Peu à peu, les habitudes changent. Lors des épreuves de qualification aux Jeux olympiques de Tokyo, les gymnastes allemandes ont décidé de laisser leur justaucorps au vestiaire. Elles sont sorties avec une combinaison couvrant leurs jambes, plus confortable. Exactement comme les tenues de leurs homologues masculins. "Nous voulions montrer que chaque femme, chaque personne, devrait pouvoir décider ce qu’elle veut porter", assurait l’une d’entre-elles, Elisabeth Seitz à Reuters. Mais le changement n’est pas facile dans tous les sports. Les beach-handballeuses norvégiennes en ont fait les frais lors du dernier Euro en juillet dernier : elles se sont vu infliger une amender de 1.500 euros par la Fédération européenne de handball pour avoir revêtu un short à la place d’un bikini.
Sur la distinction des genres dans les épreuves aussi, les Jeux olympiques sont à l'épreuve du changement. Doucement, les frontières entre femmes et hommes commencent à s’abattre. Grâce, bien sûr, à l’augmentation des épreuves mixtes. Les compétitions pourraient, par exemple, être basées sur le poids plutôt que sur le genre d’un athlète. "J’espère que ça viendra le plus tôt possible. Ça nécessite de la part de ceux qui ont fait les règlements et qui les font encore aujourd'hui un changement total de perspective, de posture, de mentalité", détaille Béatrice Barbusse. Avant d’ajouter : "Et souvent, ce sont des hommes qui ont créé les règles séparant les hommes et les femmes." Les codes de ces épreuves classiques sont pourtant déjà, en partie, bousculée avec la participation de sportifs transgenres ou intersexués aux derniers Jeux.
"Il faut plusieurs décennies" pour changer les mentalités
"Il faudra encore beaucoup de temps pour que la mixité soit considérée comme normal", regrette Béatrice Barbusse. Historiquement, la place des femmes aux Jeux olympiques a été très difficile à asseoir. Lors de la première édition des Jeux olympiques de lère moderne, en 1896, aucune femme n’était présente, rappelle la sociologue. Quatre années plus tard, la capitale française accueillait les jeux. Parmi les 997 sportifs à Paris se trouvaient 22 femmes dans cinq disciplines (tennis, voile, croquet, équitation et golf). Pierre de Coubertin se disait lui-même "hostile" à la présence d’athlète féminine. "Impratique, inintéressante, inesthétique, et nous ne craignons pas d’ajouter : incorrecte, telle serait à notre avis cette demi-Olympiade féminine", écrivait le père des Jeux olympiques dans un texte datant de 1912.

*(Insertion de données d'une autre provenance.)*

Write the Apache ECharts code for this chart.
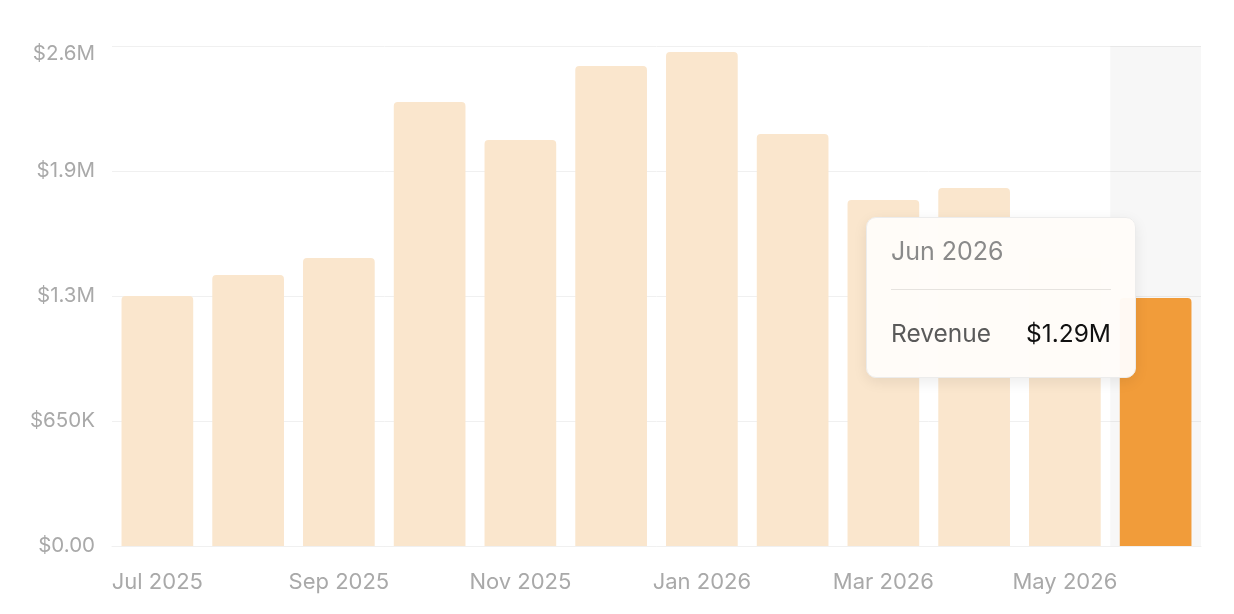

"Lors de la naissance du sport moderne, au 19e siècle, en Grande-Bretagne, les femmes n'avaient pas le droit d’en faire. Elles n'avaient pas droit de se mettre en spectacle", explique Béatrice Barbuse. Bien souvent, la femme jouait le rôle de l’infirmière, suivant le sportif, mais ne pouvait pas se retrouver au premier plan. Aujourd’hui, les mentalités changent pour l’égalité femmes-homme et, plus timidement, la compétition non-genrée. "Il faut plusieurs décennies pour cela et on est sur la voie. J'ai confiance dans les jeunes générations", assure la vice-présidente déléguée à la fédération française de handball, pour qui cette transmission est l’une des principales missions.